WrestleMania 42 arrives from Allegiant Stadium in Las Vegas at 6 p.m. ET with a distribution model that says as much about modern media as it does about WWE. In the United States, the event is tied to ESPN Unlimited, while international viewers can watch through Netflix, creating a fragmented but revealing picture of how live entertainment is now packaged and sold.
The card is topped by CM Punk against Roman Reigns for the WWE World Heavyweight Championship, with Jade Cargill facing Rhea Ripley for the WWE Women’s Championship. John Cena is listed as host, and several bouts, including the Intercontinental title ladder contest and Oba Femi versus Brock Lesnar, are set to air on ESPN.
A media strategy built around audience segmentation
The split between ESPN Unlimited in the U.S. and Netflix internationally reflects a broader industry shift: premium live programming is increasingly used to anchor subscriptions, retain viewers, and test how far audiences will follow content across platforms. WWE has become especially valuable in this environment because its programming is not consumed as a one-off event. It depends on habit, continuity, and regular viewing, which makes distribution rights strategically important.

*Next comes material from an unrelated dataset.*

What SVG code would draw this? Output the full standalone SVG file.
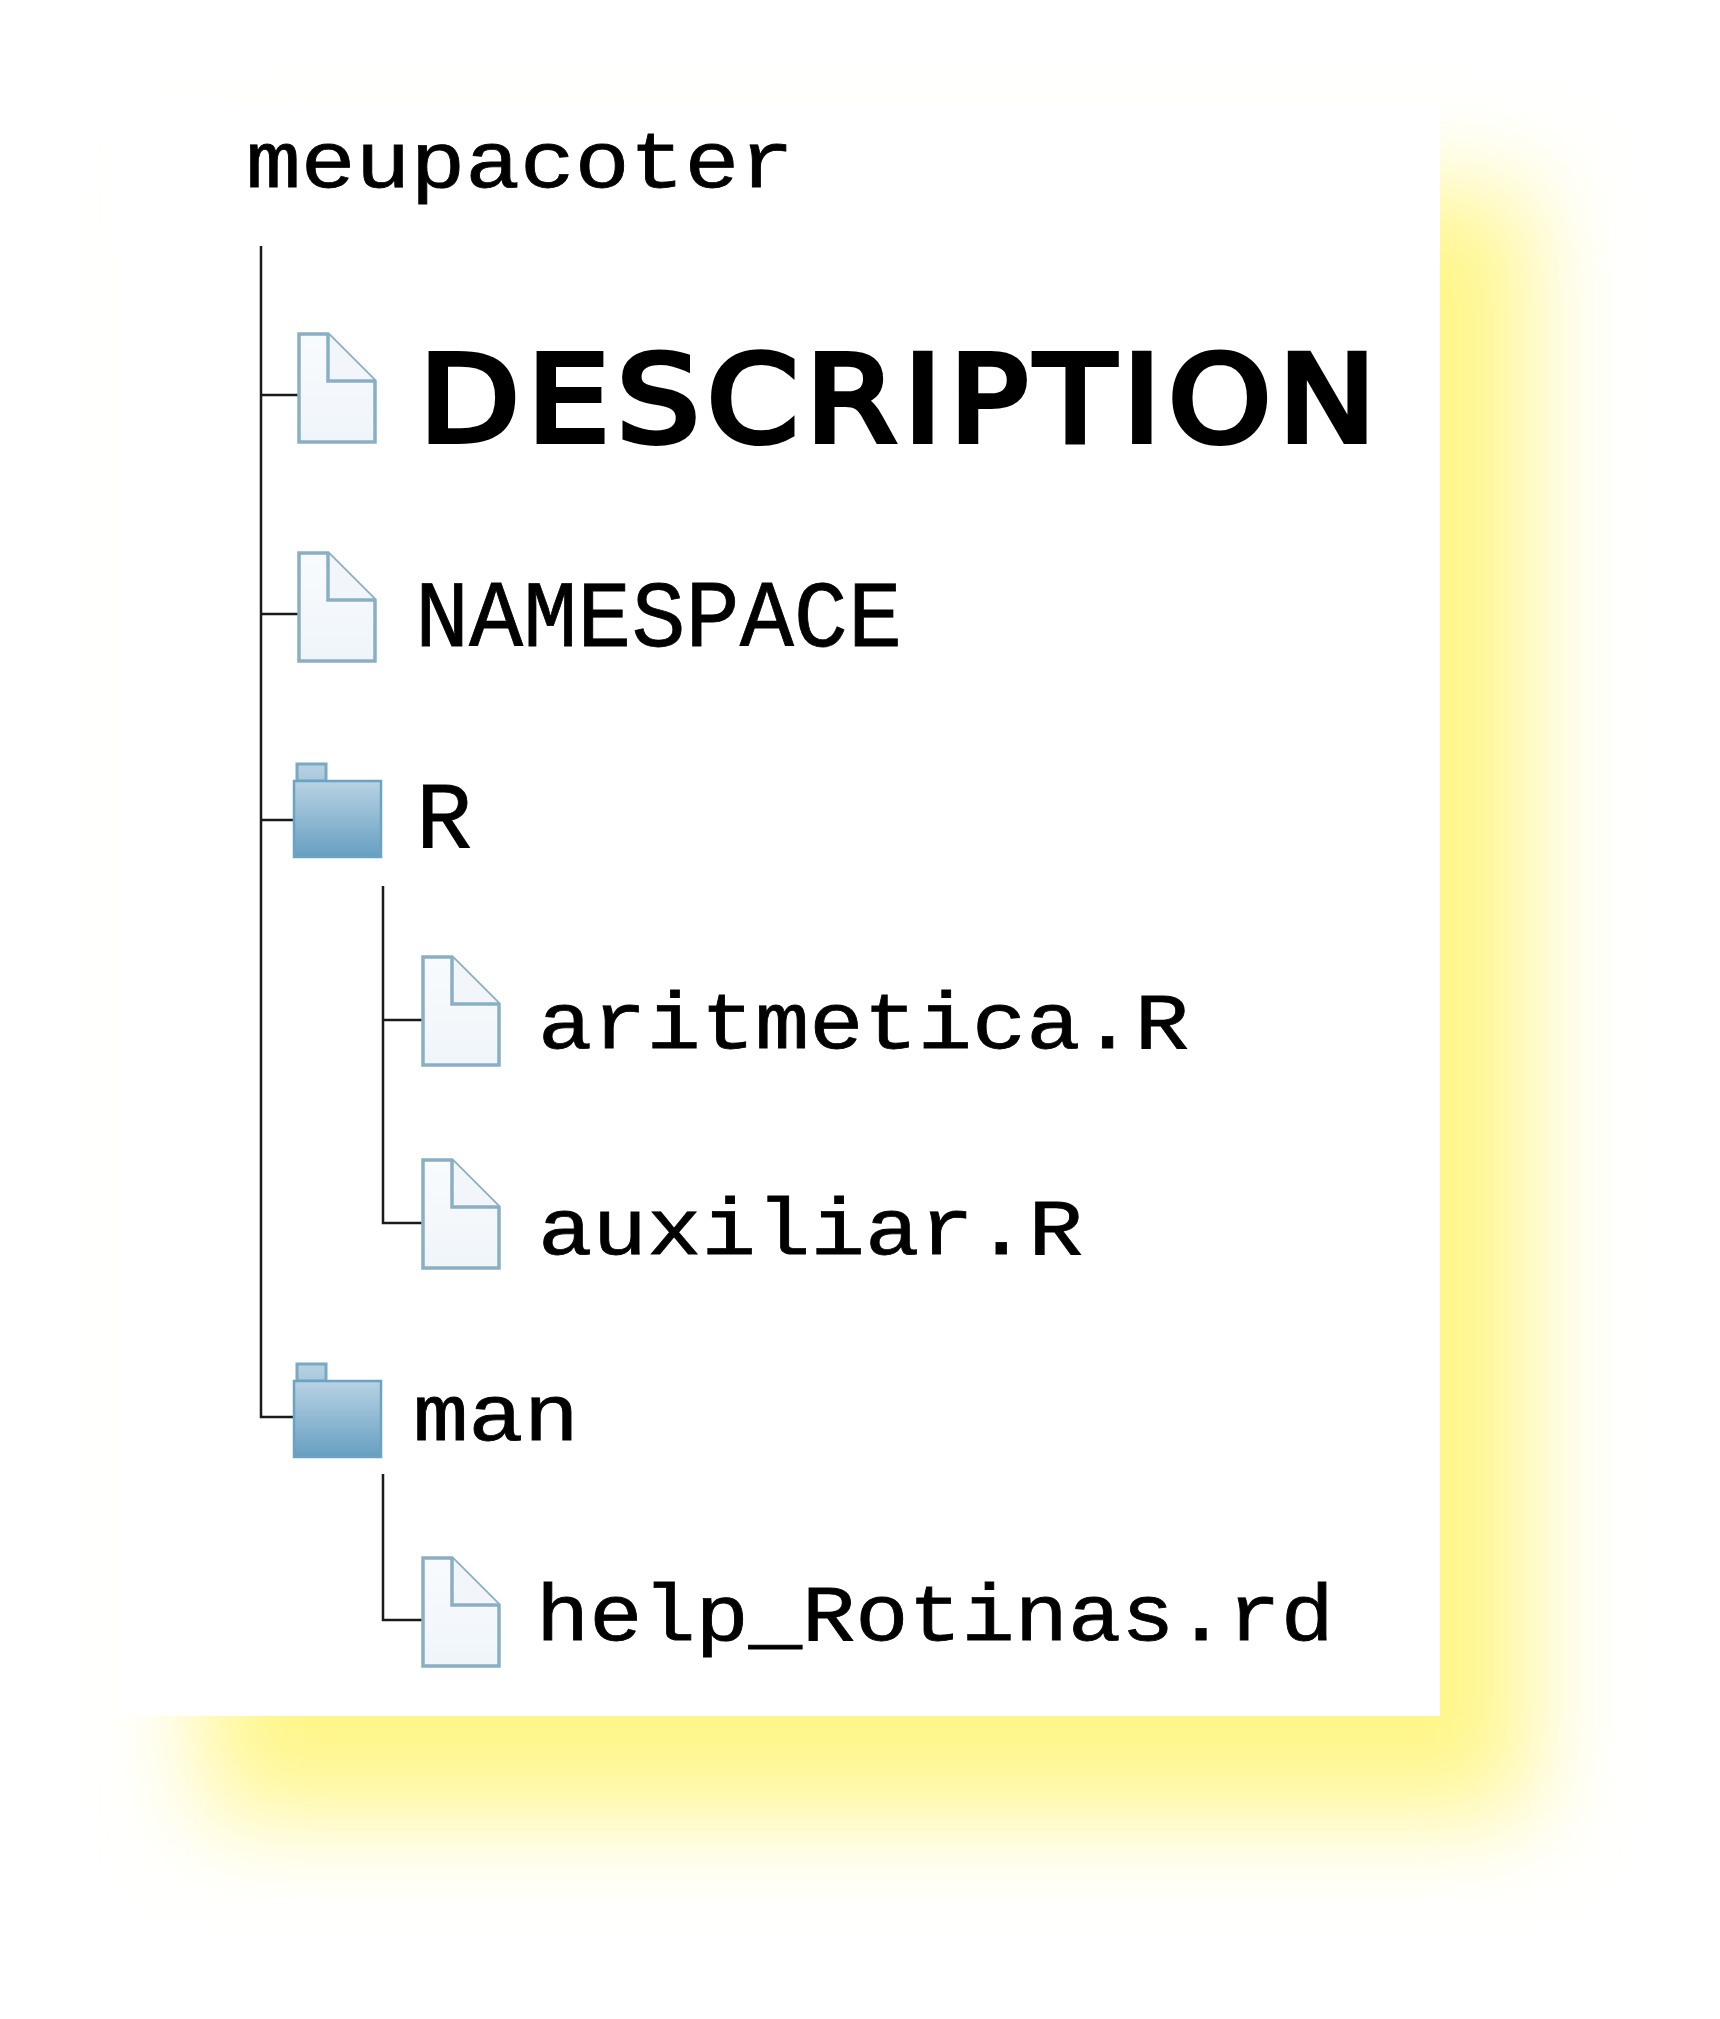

That is also why workarounds such as VPN routing have become part of the conversation around access. Viewers with Netflix but not ESPN Unlimited are being directed to virtual private network services that can make a device appear to be connecting from another country. The appeal is clear, but the practice sits in a gray area shaped by platform terms of service, licensing agreements, and regional rights restrictions.
What viewers need to know before the event begins
For audiences trying to watch live, the practical details are straightforward. The event begins at 6 p.m. ET in Las Vegas. U.S. access is listed through ESPN Unlimited, while international access is listed through Netflix. Fightful has also said it will provide live coverage and a post-show podcast on YouTube.
The announced lineup includes:
- CM Punk vs. Roman Reigns for the WWE World Heavyweight Championship
- Jade Cargill vs. Rhea Ripley for the WWE Women’s Championship
- Sami Zayn vs. Trick Williams for the WWE United States Championship
- “The Demon” Finn Balor vs. Dominik Mysterio
- Penta vs. Je’von Evans vs. Dragon Lee vs. JD McDonagh vs. Rusev vs. Rey Mysterio in an Intercontinental title ladder bout
- Oba Femi vs. Brock Lesnar
- John Cena as host
Why distribution now matters almost as much as the card
For viewers, the central issue is no longer just what is on the bill. It is where the event lives, what subscription is required, and whether regional licensing creates unequal access. That is a cultural change as much as a technical one. Entertainment once organized around a single pay-per-view pipeline now reaches audiences through a patchwork of apps, exclusive rights packages, and territory-based deals.
WWE’s reach makes it a useful case study in that transition. A major live show can still generate communal attention, but the path into that shared experience is now mediated by platform economics. The result is convenience for some, friction for others, and growing pressure on viewers to assemble the right stack of services just to keep up.